Visioni

Hangama Amiri, ricordi dell’Afghanistan nelle stoffe colorate

Hangama Amiri, ricordi dell’Afghanistan nelle stoffe colorate«Sahar, Nail Salon #1» – Manuela De Leonardis

Mostre «Bazaar, A Recollection of Home», alla galleria T293 di Roma la prima personale europea dell’artista

Pubblicato quasi 4 anni faEdizione del 22 dicembre 2020

Un tessuto può affascinare per il colore, la consistenza, la trama, la materia, il motivo ornamentale, la storia, l’eventuale preziosità: tutte caratteristiche strettamente connesse con il suo valore intrinseco di oggetto funzionale di uso ordinario (e talvolta straordinario). Senza considerare il potere immaginifico di cui è investito, che concede un margine di sogno all’interno di una quotidianità di non sempre facile gestione.

foto di Manuela De Leonardis

L’ARTISTA afghana Hangama Amiri (nata nel 1989 a Peshawar, in Pakistan è cresciuta a Shahrara, un vecchio quartiere di Kabul) usa la stoffa come se fosse un pigmento, accosta e cuce tra loro pezze dalle diverse sfumature cromatiche per definire l’incarnato di un volto, anche per sottolineare la tridimensionalità di una prospettiva e proiettare un’ombra. La palette è particolarmente vivace, come lo sono certe volte i ricordi pronti a guizzare in una dimensione personalizzata della realtà che non è mai assoluta.

foto di Roberto Apa

NEL SUO PICCOLO studio a New Heaven (Stati Uniti), dove si è trasferita per il master in pittura e incisione alla Yale School of Art dopo la laurea in arte alla Nscad University di Nova Scotia, Halifax (Canada), Amiri ha lavorato intensamente affidando l’incertezza di questo strano 2020, in cui tutto è sospeso, all’evidenza del gesto reiterato della cucitura. Una delle prime opere che ha realizzato è Bazaar, a cui rimanda il titolo alla mostra Bazaar, A Recollection of Home alla galleria T293 a Roma (fino al 21 gennaio 2021), la sua prima personale in Europa. Anche in quest’opera, come in tutte le altre, attraverso l’impiego di chiffon, mussola, poliestere, velluto, seta, cotone e finta pelle (stoffe originali o mere imitazioni che provengono prevalentemente dall’Afghanistan, dal Pakistan e dall’India, spedite da quei paesi o acquistate nel distretto newyorkese di Queens) l’artista propone in una grandezza monumentale la visione, insieme ordinata e caotica, del bazar.

foto di Roberto Apa

Nello stesso ambiente della galleria c’è la bottega dei tessuti, del sarto (la proprietaria è una donna di nome Malalai), l’orafo, il salone di bellezza, mentre nella sala attigua è descritto anche l’interno di un salone per le unghie.
Il tributo alla forza delle donne è affidato al ritratto di Khatool Mohammadzai, prima donna paracadutista e generale di brigata dell’esercito afghano. Attraverso questi lavori iconici lo spazio architettonico viene ridefinito mettendo in relazione la memoria fotografica dell’artista con l’evocazione di una vitalità attraversata da rumori, suoni, voci, odori, movimento. È questa l’esperienza che Hangama Amiri ha vissuto tornando a Kabul nel 2010, dopo l’esilio iniziato all’età di sette anni. Tracce di ricordi sovrapposti che trovano un nuovo equilibrio nell’interazione con il presente. In particolare, l’artista coglie i cambiamenti all’interno della società afghana all’indomani della caduta del regime talebano. Anche all’interno del bazar dove, diversamente dai suoi ricordi di bambina quando vi si recava insieme alla mamma e alle zie, le donne sembrano aver acquisito maggior potere e visibilità.

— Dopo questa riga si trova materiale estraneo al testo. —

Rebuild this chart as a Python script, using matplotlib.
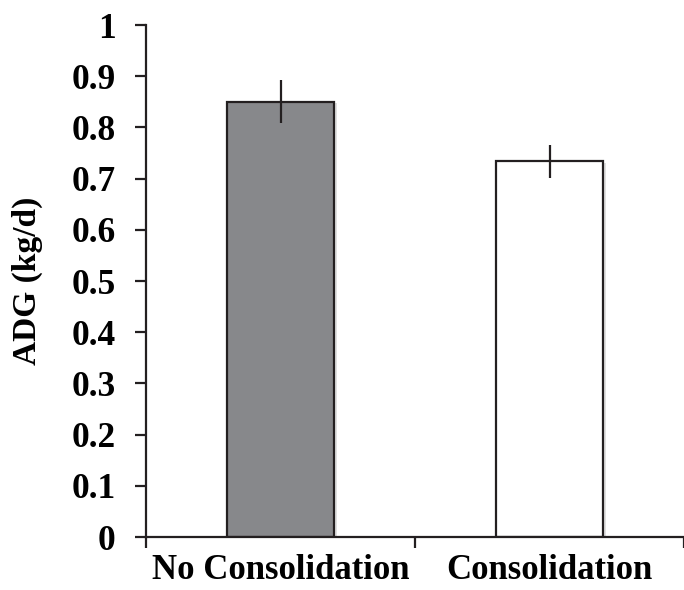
import matplotlib
matplotlib.use("Agg")
import matplotlib.pyplot as plt
import matplotlib.patheffects as pe

groups = ["No Consolidation", "Consolidation"]
adg = [0.85, 0.734]
err = [0.042, 0.032]
colors = ["#87888b", "#ffffff"]

plt.rcParams["font.family"] = ["Liberation Serif", "DejaVu Serif"]
plt.rcParams["font.weight"] = "bold"

fig = plt.figure(figsize=(6.84, 5.9), dpi=100)
ax = fig.add_axes([146 / 684, 53 / 590, 538 / 684, 512 / 590])

pos = [0.5, 1.5]
bars = ax.bar(pos, adg, width=0.4, color=colors, edgecolor="#231f20", linewidth=1.6, zorder=2)
for b in bars:
    b.set_path_effects([pe.SimplePatchShadow(offset=(2, -1), shadow_rgbFace="#000000", alpha=0.12), pe.Normal()])
ax.errorbar(pos, adg, yerr=err, fmt="none", ecolor="#231f20", elinewidth=1.6, capsize=0, zorder=3)

ax.set_xlim(0, 2)
ax.set_ylim(0, 1)
ax.set_yticks([i / 10 for i in range(11)])
ax.set_yticklabels(["0"] + [f"{i / 10:.1f}" for i in range(1, 10)] + ["1"])
ax.set_xticks([0, 1, 2])
ax.set_xticklabels([])
ax.set_xticks(pos, minor=True)
ax.set_xticklabels(groups, minor=True)

for s in ["top", "right"]:
    ax.spines[s].set_visible(False)
for s in ["left", "bottom"]:
    ax.spines[s].set_linewidth(1.6)
    ax.spines[s].set_color("#231f20")

ax.tick_params(axis="y", direction="out", length=8, width=1.6, pad=14, labelsize=25.5, color="#231f20")
ax.tick_params(axis="x", which="major", direction="out", length=8, width=1.6, color="#231f20")
ax.tick_params(axis="x", which="minor", length=0, pad=12, labelsize=25)
ax.set_ylabel("ADG (kg/d)", fontsize=24, fontweight="bold", labelpad=20)

fig.savefig("out.png", dpi=100)
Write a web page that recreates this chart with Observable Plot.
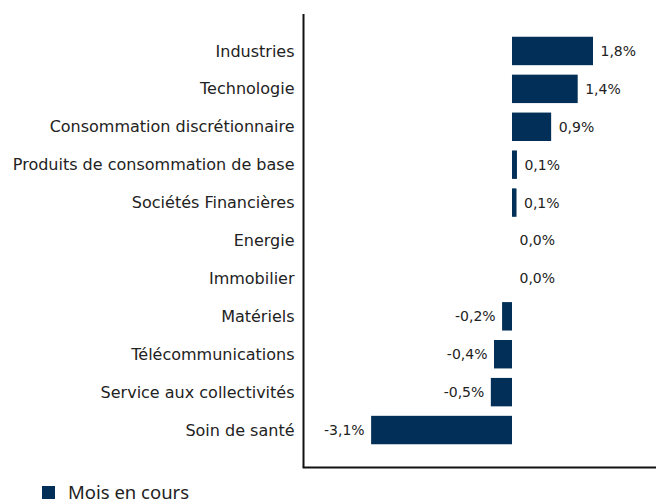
<!DOCTYPE html>
<html><head><meta charset="utf-8">
<script src="https://cdn.jsdelivr.net/npm/d3@7"></script>
<script src="https://cdn.jsdelivr.net/npm/@observablehq/plot@0.6"></script>
<style>
body{margin:0;background:#fff;}
#chart{position:relative;width:656px;height:502px;overflow:hidden;}
.legend{position:absolute;left:42px;top:483px;display:flex;align-items:center;font-family:"Noto Sans",sans-serif;font-size:18.5px;line-height:18px;color:#222;}
.legend .sw{width:13px;height:13px;background:#022f57;margin-right:13px;}
</style></head>
<body><div id="chart"></div>
<script>
const sectors = ["Industries","Technologie","Consommation discrétionnaire","Produits de consommation de base","Sociétés Financières","Energie","Immobilier","Matériels","Télécommunications","Service aux collectivités","Soin de santé"];
const values = [1.8, 1.46, 0.87, 0.11, 0.1, 0, 0, -0.22, -0.4, -0.47, -3.13];
const labels = ["1,8%","1,4%","0,9%","0,1%","0,1%","0,0%","0,0%","-0,2%","-0,4%","-0,5%","-3,1%"];
const seriesName = "Mois en cours";
const xDomain = [-4.644, 3.2];

const data = sectors.map((s,i)=>({sector:s, value:values[i], label:labels[i]}));
const color = "#022f57";

const plot = Plot.plot({
  width: 656, height: 481,
  marginLeft: 303, marginRight: 0, marginTop: 14, marginBottom: 14,
  style: {fontFamily: "'DejaVu Sans', sans-serif", fontSize: "16px", color: "#222", background: "#fff"},
  x: {domain: xDomain, axis: null},
  y: {domain: sectors, paddingInner: 0.25, paddingOuter: 0.6, round: false, label: null, tickSize: 0, tickPadding: 9},
  marks: [
    Plot.barX(data, {x: "value", y: "sector", fill: color}),
    Plot.text(data.filter(d => d.value >= 0), {x: "value", y: "sector", text: "label", textAnchor: "start", dx: 7, fill: "#222", fontSize: 14}),
    Plot.text(data.filter(d => d.value < 0), {x: "value", y: "sector", text: "label", textAnchor: "end", dx: -7, fill: "#222", fontSize: 14}),
    Plot.ruleX([xDomain[0]], {stroke: "#111", strokeWidth: 2}),
    Plot.frame({anchor: "bottom", stroke: "#111", strokeWidth: 2})
  ]
});
document.getElementById("chart").appendChild(plot);
const lg = document.createElement("div");
lg.className = "legend";
lg.innerHTML = `<span class="sw"></span><span>${seriesName}</span>`;
document.getElementById("chart").appendChild(lg);
</script></body></html>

IN QUEST’EVOCAZIONE creativa ed eterotopica (è lei stessa a citare Michel Foucault) troviamo alcune opere-manifesto come lo striscione politico che invita a votare una candidata che indossa l’hijab giallo e un abito dai ricami etnici e la calciatrice della squadra nazionale. Anche nei lavori pittorici precedenti, tra cui la serie The Wind-Up Dolls of Kabul (2011), Amiri aveva espresso la sua visione di matrice femminista. Il riconoscimento dei diritti fondamentali delle donne è un tema ricorrente che, in questo contesto viene sviluppato anche attraverso la rappresentazione di un universo femminile per frammenti isolati, quali gli occhi truccati o le mani con le unghie laccate. Proprio perché a lungo vietati questi dettagli diventano elementi d’insubordinazione che rafforzano la determinazione delle donne afghane nel riappropriarsi della loro identità.